The troika is a bit of business jargon used to describe the three international organisations that are lending money to Greece.

What organisations are included?

First, the European Commission, which represents the European Union and the 19 eurozone countries, which use the euro as their currency.

The European Commission is an executive arm of the EU. It does the day-to-day work of implementing EU policies and spending EU funds. But it must still answer to the member states of the EU.

Germany is the EU’s largest economy and is perceived to have the final say on the Greek bailout.

Who else?

Next up, the International Monetary Fund. The IMF was created at the end of the Second World War to regulate international trade. Since then it has often lent money to countries in trouble, such as Mexico in the eighties and Argentina in 2001.

The IMF has a lending capacity of $750 billion. It has set strict goals for the Greek bailout, but because it is only one of the lenders it only has so much power.


Is that it?

No – troika means a group of three. The European Central Bank is the third entity. It was created to target inflation, but it started to buy Greek bonds in 2010 bring borrowing rates down, which means it is now exposed to any eurozone default.

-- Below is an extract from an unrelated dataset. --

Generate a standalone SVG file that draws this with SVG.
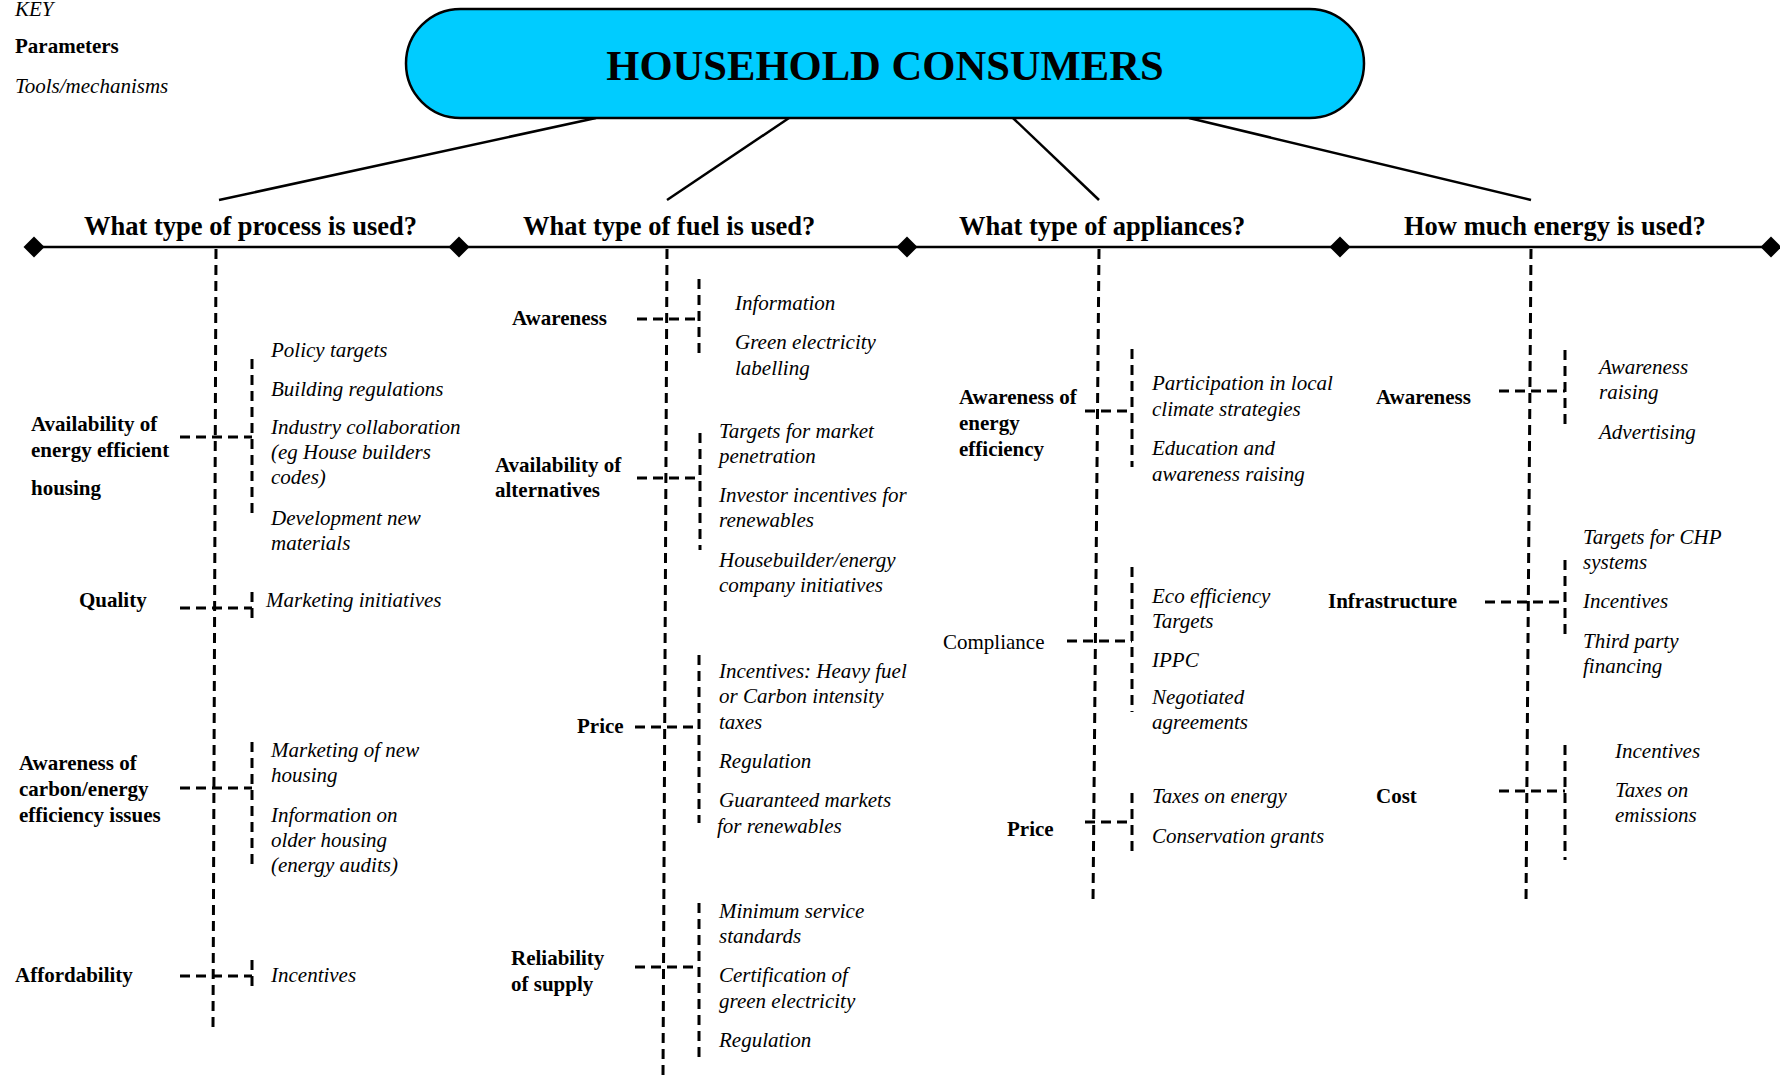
<svg xmlns="http://www.w3.org/2000/svg" width="1780" height="1076" viewBox="0 0 1780 1076">
  <defs>
    <style>
      text { font-family: "Liberation Serif", "Times New Roman", serif; fill: #000; }
      .key { font-size: 21px; font-style: italic; }
      .keyb { font-size: 21px; font-weight: bold; }
      .title { font-size: 42.6px; font-weight: bold; }
      .head { font-size: 26.5px; font-weight: bold; }
      .param { font-size: 21px; font-weight: bold; }
      .plain { font-size: 21px; }
      .tool { font-size: 21px; font-style: italic; }
      .solid { stroke: #000; stroke-width: 2.5; fill: none; }
      .dash { stroke: #000; stroke-width: 3; fill: none; stroke-dasharray: 10 6; }
    </style>
    <path id="diamond" d="M0,-10.5 L10.5,0 L0,10.5 L-10.5,0 Z" fill="#000"/>
  </defs>

  <rect width="1780" height="1076" fill="#fff"/>

  <!-- key -->
  <g id="key">
    <text class="key" x="15" y="16">KEY</text>
    <text class="keyb" x="15" y="53">Parameters</text>
    <text class="key" x="15" y="93">Tools/mechanisms</text>
  </g>

  <!-- connectors -->
  <g id="connectors">
    <!-- title to questions -->
    <line class="solid" x1="596" y1="118" x2="219" y2="200"/>
    <line class="solid" x1="789" y1="118" x2="667" y2="200"/>
    <line class="solid" x1="1013" y1="118" x2="1099" y2="200"/>
    <line class="solid" x1="1189" y1="118" x2="1531" y2="200"/>

    <!-- question bar -->
    <line class="solid" x1="34" y1="247" x2="1771" y2="247"/>
    <use href="#diamond" x="34" y="247"/>
    <use href="#diamond" x="459" y="247"/>
    <use href="#diamond" x="907" y="247"/>
    <use href="#diamond" x="1340" y="247"/>
    <use href="#diamond" x="1771" y="247"/>

    <!-- column spines -->
    <line class="dash" x1="216" y1="249" x2="213" y2="1028"/>
    <line class="dash" x1="667" y1="249" x2="663" y2="1076"/>
    <line class="dash" x1="1099" y1="249" x2="1093" y2="903"/>
    <line class="dash" x1="1531" y1="249" x2="1526" y2="903"/>

    <!-- process column -->
    <line class="dash" x1="180" y1="437" x2="252" y2="437"/>
    <line class="dash" x1="252" y1="359" x2="252" y2="513"/>
    <line class="dash" x1="180" y1="608" x2="252" y2="608"/>
    <line class="dash" x1="252" y1="592" x2="252" y2="620"/>
    <line class="dash" x1="180" y1="788" x2="252" y2="788"/>
    <line class="dash" x1="252" y1="742" x2="252" y2="870"/>
    <line class="dash" x1="180" y1="976" x2="252" y2="976"/>
    <line class="dash" x1="252" y1="960" x2="252" y2="988"/>

    <!-- fuel column -->
    <line class="dash" x1="637" y1="319" x2="699" y2="319"/>
    <line class="dash" x1="699" y1="279" x2="699" y2="359"/>
    <line class="dash" x1="637" y1="478" x2="700" y2="478"/>
    <line class="dash" x1="700" y1="433" x2="700" y2="550"/>
    <line class="dash" x1="635" y1="727" x2="699" y2="727"/>
    <line class="dash" x1="699" y1="655" x2="699" y2="823"/>
    <line class="dash" x1="635" y1="967" x2="699" y2="967"/>
    <line class="dash" x1="699" y1="903" x2="699" y2="1057"/>

    <!-- appliance column -->
    <line class="dash" x1="1085" y1="411" x2="1132" y2="411"/>
    <line class="dash" x1="1132" y1="349" x2="1132" y2="467"/>
    <line class="dash" x1="1067" y1="641" x2="1132" y2="641"/>
    <line class="dash" x1="1132" y1="567" x2="1132" y2="712"/>
    <line class="dash" x1="1085" y1="822" x2="1132" y2="822"/>
    <line class="dash" x1="1132" y1="793" x2="1132" y2="855"/>

    <!-- energy column -->
    <line class="dash" x1="1499" y1="391" x2="1565" y2="391"/>
    <line class="dash" x1="1565" y1="350" x2="1565" y2="428"/>
    <line class="dash" x1="1485" y1="602" x2="1565" y2="602"/>
    <line class="dash" x1="1565" y1="560" x2="1565" y2="640"/>
    <line class="dash" x1="1499" y1="791" x2="1565" y2="791"/>
    <line class="dash" x1="1565" y1="745" x2="1565" y2="860"/>
  </g>

  <!-- root -->
  <g id="household-consumers">
    <rect x="406" y="9" width="958" height="109" rx="54.5" ry="54.5" fill="#00ccff" stroke="#000" stroke-width="2.5"/>
    <text class="title" x="885" y="80" text-anchor="middle">HOUSEHOLD CONSUMERS</text>
  </g>

  <!-- questions -->
  <g id="q-process"><text class="head" x="84" y="235">What type of process is used?</text></g>
  <g id="q-fuel"><text class="head" x="523" y="235">What type of fuel is used?</text></g>
  <g id="q-appliances"><text class="head" x="959" y="235">What type of appliances?</text></g>
  <g id="q-energy"><text class="head" x="1404" y="235">How much energy is used?</text></g>

  <!-- process column -->
  <g id="p-availability-housing">
    <text class="param" x="31" y="431">Availability of</text>
    <text class="param" x="31" y="457">energy efficient</text>
    <text class="param" x="31" y="495">housing</text>
  </g>
  <g id="t-availability-housing">
    <text class="tool" x="271" y="357">Policy targets</text>
    <text class="tool" x="271" y="396">Building regulations</text>
    <text class="tool" x="271" y="434">Industry collaboration</text>
    <text class="tool" x="271" y="459">(eg House builders</text>
    <text class="tool" x="271" y="484">codes)</text>
    <text class="tool" x="271" y="525">Development new</text>
    <text class="tool" x="271" y="550">materials</text>
  </g>
  <g id="p-quality"><text class="param" x="79" y="607">Quality</text></g>
  <g id="t-quality"><text class="tool" x="266" y="607">Marketing initiatives</text></g>
  <g id="p-awareness-carbon">
    <text class="param" x="19" y="770">Awareness of</text>
    <text class="param" x="19" y="796">carbon/energy</text>
    <text class="param" x="19" y="822">efficiency issues</text>
  </g>
  <g id="t-awareness-carbon">
    <text class="tool" x="271" y="757">Marketing of new</text>
    <text class="tool" x="271" y="782">housing</text>
    <text class="tool" x="271" y="822">Information on</text>
    <text class="tool" x="271" y="847">older housing</text>
    <text class="tool" x="271" y="872">(energy audits)</text>
  </g>
  <g id="p-affordability"><text class="param" x="15" y="982">Affordability</text></g>
  <g id="t-affordability"><text class="tool" x="271" y="982">Incentives</text></g>

  <!-- fuel column -->
  <g id="p-fuel-awareness"><text class="param" x="512" y="325">Awareness</text></g>
  <g id="t-fuel-awareness">
    <text class="tool" x="735" y="310">Information</text>
    <text class="tool" x="735" y="349">Green electricity</text>
    <text class="tool" x="735" y="375">labelling</text>
  </g>
  <g id="p-alternatives">
    <text class="param" x="495" y="472">Availability of</text>
    <text class="param" x="495" y="497">alternatives</text>
  </g>
  <g id="t-alternatives">
    <text class="tool" x="719" y="438">Targets for market</text>
    <text class="tool" x="719" y="463">penetration</text>
    <text class="tool" x="719" y="502">Investor incentives for</text>
    <text class="tool" x="719" y="527">renewables</text>
    <text class="tool" x="719" y="567">Housebuilder/energy</text>
    <text class="tool" x="719" y="592">company initiatives</text>
  </g>
  <g id="p-fuel-price"><text class="param" x="577" y="733">Price</text></g>
  <g id="t-fuel-price">
    <text class="tool" x="719" y="678">Incentives: Heavy fuel</text>
    <text class="tool" x="719" y="703">or Carbon intensity</text>
    <text class="tool" x="719" y="729">taxes</text>
    <text class="tool" x="719" y="768">Regulation</text>
    <text class="tool" x="719" y="807">Guaranteed markets</text>
    <text class="tool" x="717" y="833">for renewables</text>
  </g>
  <g id="p-reliability">
    <text class="param" x="511" y="965">Reliability</text>
    <text class="param" x="511" y="991">of supply</text>
  </g>
  <g id="t-reliability">
    <text class="tool" x="719" y="918">Minimum service</text>
    <text class="tool" x="719" y="943">standards</text>
    <text class="tool" x="719" y="982">Certification of</text>
    <text class="tool" x="719" y="1008">green electricity</text>
    <text class="tool" x="719" y="1047">Regulation</text>
  </g>

  <!-- appliance column -->
  <g id="p-awareness-efficiency">
    <text class="param" x="959" y="404">Awareness of</text>
    <text class="param" x="959" y="430">energy</text>
    <text class="param" x="959" y="456">efficiency</text>
  </g>
  <g id="t-awareness-efficiency">
    <text class="tool" x="1152" y="390">Participation in local</text>
    <text class="tool" x="1152" y="416">climate strategies</text>
    <text class="tool" x="1152" y="455">Education and</text>
    <text class="tool" x="1152" y="481">awareness raising</text>
  </g>
  <g id="p-compliance"><text class="plain" x="943" y="649">Compliance</text></g>
  <g id="t-compliance">
    <text class="tool" x="1152" y="603">Eco efficiency</text>
    <text class="tool" x="1152" y="628">Targets</text>
    <text class="tool" x="1152" y="667">IPPC</text>
    <text class="tool" x="1152" y="704">Negotiated</text>
    <text class="tool" x="1152" y="729">agreements</text>
  </g>
  <g id="p-appliance-price"><text class="param" x="1007" y="836">Price</text></g>
  <g id="t-appliance-price">
    <text class="tool" x="1152" y="803">Taxes on energy</text>
    <text class="tool" x="1152" y="843">Conservation grants</text>
  </g>

  <!-- energy column -->
  <g id="p-energy-awareness"><text class="param" x="1376" y="404">Awareness</text></g>
  <g id="t-energy-awareness">
    <text class="tool" x="1599" y="374">Awareness</text>
    <text class="tool" x="1599" y="399">raising</text>
    <text class="tool" x="1599" y="439">Advertising</text>
  </g>
  <g id="p-infrastructure"><text class="param" x="1328" y="608">Infrastructure</text></g>
  <g id="t-infrastructure">
    <text class="tool" x="1583" y="544">Targets for CHP</text>
    <text class="tool" x="1583" y="569">systems</text>
    <text class="tool" x="1583" y="608">Incentives</text>
    <text class="tool" x="1583" y="648">Third party</text>
    <text class="tool" x="1583" y="673">financing</text>
  </g>
  <g id="p-cost"><text class="param" x="1376" y="803">Cost</text></g>
  <g id="t-cost">
    <text class="tool" x="1615" y="758">Incentives</text>
    <text class="tool" x="1615" y="797">Taxes on</text>
    <text class="tool" x="1615" y="822">emissions</text>
  </g>
</svg>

Why does Greece owe all its money to the troika?

The last time Greece was teetering on the edge of default was 2010, it owed money to lots of foreign banks.

If Greece defaulted, or failed to pay those debts, it would have dragged foreign banks in vulnerable countries down with it. Irish, Portuguese and Spanish economies were at stake.

This time, because government-back institutions such as the International Monetary Fund and the European Commission stepped into to stop Greece defaulting back then, Greece owes money to governments. Its debt is effectively isolated.

Despite this, Eurozone leaders don’t want to walk away from a deal. They want to prove that the Eurozone can work as a political, rather than an economic, experiment.